>> start Collected material

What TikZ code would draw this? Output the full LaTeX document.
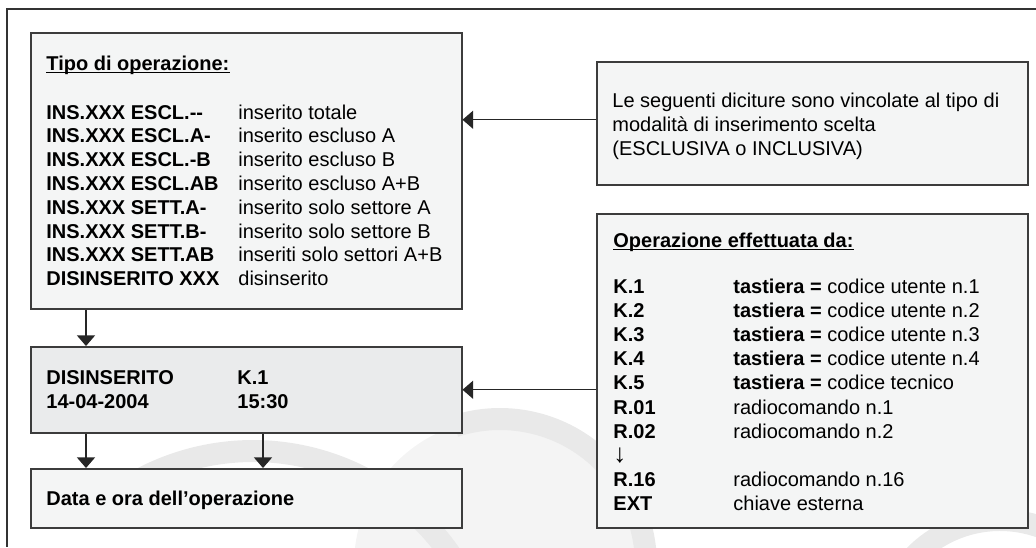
\documentclass[tikz,border=0pt]{standalone}
\usepackage{fontspec}
\setmainfont{Liberation Sans}
\usetikzlibrary{arrows.meta,positioning,calc}

\definecolor{panelfill}{HTML}{F4F5F5}
\definecolor{dispfill}{HTML}{EAEBEC}
\definecolor{panelline}{HTML}{3C3C3C}
\definecolor{markband}{HTML}{E9E9E9}
\definecolor{markfill}{HTML}{F4F4F4}

\tikzset{
  panel/.style={draw=panelline, line width=0.75pt, fill=panelfill, rectangle,
    inner sep=0pt, anchor=north west, minimum width=215.5pt},
  txt/.style={anchor=base west, inner sep=0pt, font=\fontsize{10}{12}\selectfont},
  headtxt/.style={txt, font=\fontsize{10}{12}\selectfont\bfseries},
  flow/.style={draw=black!85, line width=0.65pt, -{Triangle[width=9pt,length=5.3pt]}},
}

\begin{document}
\begin{tikzpicture}[x=0.5pt,y=-0.5pt]
    \useasboundingbox (0,0) rectangle (1036,547);

    % Watermark
    \begin{scope}
      \clip (0,0) rectangle (1036,547);
      \fill[markfill] (500,565) circle[radius=146];
      \draw[markband, line width=11pt] (500,565) ++(-108:146) arc[start angle=-108, end angle=-5, radius=146];
      \draw[markband, line width=11pt] (253,691) ++(-122:240) arc[start angle=-122, end angle=-30, radius=240];
      \draw[markband, line width=11pt] (1000,640) ++(-170:120) arc[start angle=-170, end angle=-40, radius=120];
    \end{scope}

    % Frame
    \draw[black!80, line width=0.8pt] (1036,9) -- (7,9) -- (7,547);

    % Boxes
    \node[panel, minimum height=138pt] (tipo) at (30,32) {};
    \node[panel, fill=dispfill, minimum height=43pt] (disp) at (30,346) {};
    \node[panel, minimum height=29.5pt] (data) at (30,468) {};
    \node[panel, minimum height=61.5pt] (nota) at (596,61) {};
    \node[panel, minimum height=157pt] (oper) at (596,213) {};

    % Tipo di operazione
    \node[headtxt] (tipoTitle) at (46,70) {Tipo di operazione:};
    \draw[line width=0.7pt] ([yshift=-1.2pt]tipoTitle.base west) -- ([yshift=-1.2pt]tipoTitle.base east);
    \foreach \code/\desc [count=\i from 0] in {INS.XXX ESCL.{-}{-}/inserito totale,
        INS.XXX ESCL.A-/inserito escluso A, INS.XXX ESCL.-B/inserito escluso B,
        INS.XXX ESCL.AB/inserito escluso A+B, INS.XXX SETT.A-/inserito solo settore A,
        INS.XXX SETT.B-/inserito solo settore B, INS.XXX SETT.AB/inseriti solo settori A+B,
        DISINSERITO XXX/disinserito} {
      \node[headtxt] (code\i) at (46,119+23.8*\i) {\code};
      \node[txt] (desc\i) at (238,119+23.8*\i) {\desc};
    }

    % Display
    \node[headtxt] (stato) at (46,384) {DISINSERITO};
    \node[headtxt] (giorno) at (46,408.5) {14-04-2004};
    \node[headtxt] (utente) at (237,384) {K.1};
    \node[headtxt] (ora) at (237,408.5) {15:30};

    \node[headtxt] (dataText) at (46,505) {Data e ora dell’operazione};

    % Nota
    \node[txt] (nota1) at (612,107) {Le seguenti diciture sono vincolate al tipo di};
    \node[txt] (nota2) at (612,131) {modalità di inserimento scelta};
    \node[txt] (nota3) at (612,155) {(ESCLUSIVA o INCLUSIVA)};

    % Operazione effettuata da
    \node[headtxt] (operTitle) at (613,247) {Operazione effettuata da:};
    \draw[line width=0.7pt] ([yshift=-1.2pt]operTitle.base west) -- ([yshift=-1.2pt]operTitle.base east);
    \foreach \who/\how [count=\i from 0] in {K.1/\textbf{tastiera =} codice utente n.1,
        K.2/\textbf{tastiera =} codice utente n.2, K.3/\textbf{tastiera =} codice utente n.3,
        K.4/\textbf{tastiera =} codice utente n.4, K.5/\textbf{tastiera =} codice tecnico,
        R.01/radiocomando n.1, R.02/radiocomando n.2, {\fontsize{13}{12}\selectfont ↓}/{},
        R.16/radiocomando n.16, EXT/chiave esterna} {
      \node[headtxt] (who\i) at (613,293+24.2*\i) {\who};
      \node[txt] (how\i) at (733,293+24.2*\i) {\how};
    }

    % Arrows
    \draw[flow] ([yshift=1.75pt]nota.west) -- ([yshift=1.75pt]nota.west -| tipo.east);
    \draw[flow] (oper.west |- disp.east) -- (disp.east);
    \draw[flow] ($(tipo.south west)+(56,0)$) -- ($(disp.north west)+(56,0)$);
    \draw[flow] ($(disp.south west)+(56,0)$) -- ($(data.north west)+(56,0)$);
    \draw[flow] ($(disp.south west)+(233,0)$) -- ($(data.north west)+(233,0)$);

\end{tikzpicture}
\end{document}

>> end Collected material

### What you should do
Take the listing above and restate it word for word, without its pictures.

### Solution to this exercise
What TikZ code would draw this? Output the full LaTeX document.
\documentclass[tikz,border=0pt]{standalone}
\usepackage{fontspec}
\setmainfont{Liberation Sans}
\usetikzlibrary{arrows.meta,positioning,calc}

\definecolor{panelfill}{HTML}{F4F5F5}
\definecolor{dispfill}{HTML}{EAEBEC}
\definecolor{panelline}{HTML}{3C3C3C}
\definecolor{markband}{HTML}{E9E9E9}
\definecolor{markfill}{HTML}{F4F4F4}

\tikzset{
  panel/.style={draw=panelline, line width=0.75pt, fill=panelfill, rectangle,
    inner sep=0pt, anchor=north west, minimum width=215.5pt},
  txt/.style={anchor=base west, inner sep=0pt, font=\fontsize{10}{12}\selectfont},
  headtxt/.style={txt, font=\fontsize{10}{12}\selectfont\bfseries},
  flow/.style={draw=black!85, line width=0.65pt, -{Triangle[width=9pt,length=5.3pt]}},
}

\begin{document}
\begin{tikzpicture}[x=0.5pt,y=-0.5pt]
    \useasboundingbox (0,0) rectangle (1036,547);

    % Watermark
    \begin{scope}
      \clip (0,0) rectangle (1036,547);
      \fill[markfill] (500,565) circle[radius=146];
      \draw[markband, line width=11pt] (500,565) ++(-108:146) arc[start angle=-108, end angle=-5, radius=146];
      \draw[markband, line width=11pt] (253,691) ++(-122:240) arc[start angle=-122, end angle=-30, radius=240];
      \draw[markband, line width=11pt] (1000,640) ++(-170:120) arc[start angle=-170, end angle=-40, radius=120];
    \end{scope}

    % Frame
    \draw[black!80, line width=0.8pt] (1036,9) -- (7,9) -- (7,547);

    % Boxes
    \node[panel, minimum height=138pt] (tipo) at (30,32) {};
    \node[panel, fill=dispfill, minimum height=43pt] (disp) at (30,346) {};
    \node[panel, minimum height=29.5pt] (data) at (30,468) {};
    \node[panel, minimum height=61.5pt] (nota) at (596,61) {};
    \node[panel, minimum height=157pt] (oper) at (596,213) {};

    % Tipo di operazione
    \node[headtxt] (tipoTitle) at (46,70) {Tipo di operazione:};
    \draw[line width=0.7pt] ([yshift=-1.2pt]tipoTitle.base west) -- ([yshift=-1.2pt]tipoTitle.base east);
    \foreach \code/\desc [count=\i from 0] in {INS.XXX ESCL.{-}{-}/inserito totale,
        INS.XXX ESCL.A-/inserito escluso A, INS.XXX ESCL.-B/inserito escluso B,
        INS.XXX ESCL.AB/inserito escluso A+B, INS.XXX SETT.A-/inserito solo settore A,
        INS.XXX SETT.B-/inserito solo settore B, INS.XXX SETT.AB/inseriti solo settori A+B,
        DISINSERITO XXX/disinserito} {
      \node[headtxt] (code\i) at (46,119+23.8*\i) {\code};
      \node[txt] (desc\i) at (238,119+23.8*\i) {\desc};
    }

    % Display
    \node[headtxt] (stato) at (46,384) {DISINSERITO};
    \node[headtxt] (giorno) at (46,408.5) {14-04-2004};
    \node[headtxt] (utente) at (237,384) {K.1};
    \node[headtxt] (ora) at (237,408.5) {15:30};

    \node[headtxt] (dataText) at (46,505) {Data e ora dell’operazione};

    % Nota
    \node[txt] (nota1) at (612,107) {Le seguenti diciture sono vincolate al tipo di};
    \node[txt] (nota2) at (612,131) {modalità di inserimento scelta};
    \node[txt] (nota3) at (612,155) {(ESCLUSIVA o INCLUSIVA)};

    % Operazione effettuata da
    \node[headtxt] (operTitle) at (613,247) {Operazione effettuata da:};
    \draw[line width=0.7pt] ([yshift=-1.2pt]operTitle.base west) -- ([yshift=-1.2pt]operTitle.base east);
    \foreach \who/\how [count=\i from 0] in {K.1/\textbf{tastiera =} codice utente n.1,
        K.2/\textbf{tastiera =} codice utente n.2, K.3/\textbf{tastiera =} codice utente n.3,
        K.4/\textbf{tastiera =} codice utente n.4, K.5/\textbf{tastiera =} codice tecnico,
        R.01/radiocomando n.1, R.02/radiocomando n.2, {\fontsize{13}{12}\selectfont ↓}/{},
        R.16/radiocomando n.16, EXT/chiave esterna} {
      \node[headtxt] (who\i) at (613,293+24.2*\i) {\who};
      \node[txt] (how\i) at (733,293+24.2*\i) {\how};
    }

    % Arrows
    \draw[flow] ([yshift=1.75pt]nota.west) -- ([yshift=1.75pt]nota.west -| tipo.east);
    \draw[flow] (oper.west |- disp.east) -- (disp.east);
    \draw[flow] ($(tipo.south west)+(56,0)$) -- ($(disp.north west)+(56,0)$);
    \draw[flow] ($(disp.south west)+(56,0)$) -- ($(data.north west)+(56,0)$);
    \draw[flow] ($(disp.south west)+(233,0)$) -- ($(data.north west)+(233,0)$);

\end{tikzpicture}
\end{document}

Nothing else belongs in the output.